FURTHER RESOLVED that, subject to and in compliance with all applicable laws, rules and regulations, the shareholders of the Company who have signed this Written Consent approve the filing of an amendment to the Articles of Incorporation of the Company (and the taking of any such other action as required), the filing and form of which is at the sole and absolute discretion of the Board of Directors of the Company, to change the Company's name from "Revelstoke Industries, Inc." to "Geneva Gold Corp.", or to such other name as the Board of Directors of the Company may determine (the "Amendment to Change Name"); and, furthermore, that the Board of Directors of the Company is authorized, in its sole and absolute discretion, to abandon or alter any portion of the proposed Amendment to Change Name any time without the further approval of the shareholders of the Company; and

FURTHER RESOLVED that the Amendment to Increase Authorized Capital and the Amendment to Change Name (collectively, the "Amendment") be filed with the Nevada Secretary of State as soon as practicable after the approval by the shareholders of the Amendment.
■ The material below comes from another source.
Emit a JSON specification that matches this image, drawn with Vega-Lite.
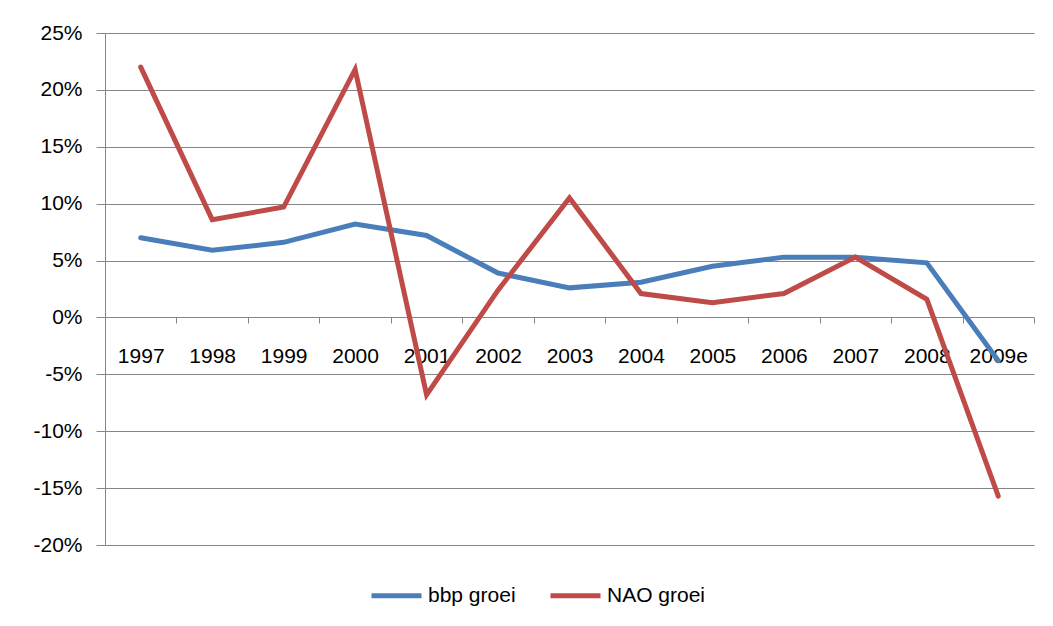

EXECUTED to be effective as of the 19th day of December, 2006.

SHAREHOLDERS:*

Russell Shiels
Signature: ____________________________
Address: 1081 Kent Street, White Rock, British Columbia, Canada, V4B 4T2
Number of Common Shares held of Record as of Record Date: 3,600,000

Alan Sedgwick
Signature: ____________________________
Address: 1081 Kent Street, White Rock, British Columbia, Canada, V4B 4T2
Number of Common Shares held of Record as of Record Date: 3,000,000

Darlene Rodocker
Signature: ____________________________
Address: 1081 Kent Street, White Rock, British Columbia, Canada, V4B 4T2
Number of Common Shares held of Record as of Record Date: 3,000,000

Janet Shiels
Signature: ____________________________
Address: 1081 Kent Street, White Rock, British Columbia, Canada, V4B 4T2
Number of Common Shares held of Record as of Record Date: 2,400,000

Eurotrade Management Group Ltd.
By: _____________________________
Name: ___________________________
Title: _____________________________
Address: P.O. Box 10589, APO Grand Cayman
Number of Common Shares held of Record as of Record Date: 1,800,000


Calista Capital
By: _____________________________
Name: Paul Dempsey
Title: Authorized signatory of Cockburn Directors, Ltd., director of Calista Capital
Address: 1 Caribbean Place, P.O. Box 97, Leeward Highway, Providenciales,
Turks & Caicos
Islands
Number of Common Shares held of Record as of Record Date: 1,500,000

Raleigh Commercial Corp.
By: _____________________________
Name: ___________________________
Title: _____________________________
Address: 35 A Regent Street, Belize City, Belize
Number of Common Shares held of Record as of Record Date: 1,449,999

Tara Deboer
Signature: ____________________________
Address: 23767 Old Yale Road, Langley, British Columbia, Canada, V2Z 2K4
Number of Common Shares held of Record as of Record Date: 1,316,328

Verona Capital International
By: _____________________________
Name: ___________________________
Title: _____________________________
Address: Landstrasse 126 A, Schaan 9494, Liechtenstein
Number of Common Shares held of Record as of Record Date: 1,197,328

Mardi MacDonald
Signature: ____________________________
Address: 2200 - 609 Granville Street, Vancouver, British Columbia, Canada, V7Y 1H2
Number of Common Shares held of Record as of Record Date: 800,000

 

 

*For the purposes of this Preliminary Information Statement, this shareholder information is based on holdings of record as of October 26, 2006. The Company will update this information as of the Record Date.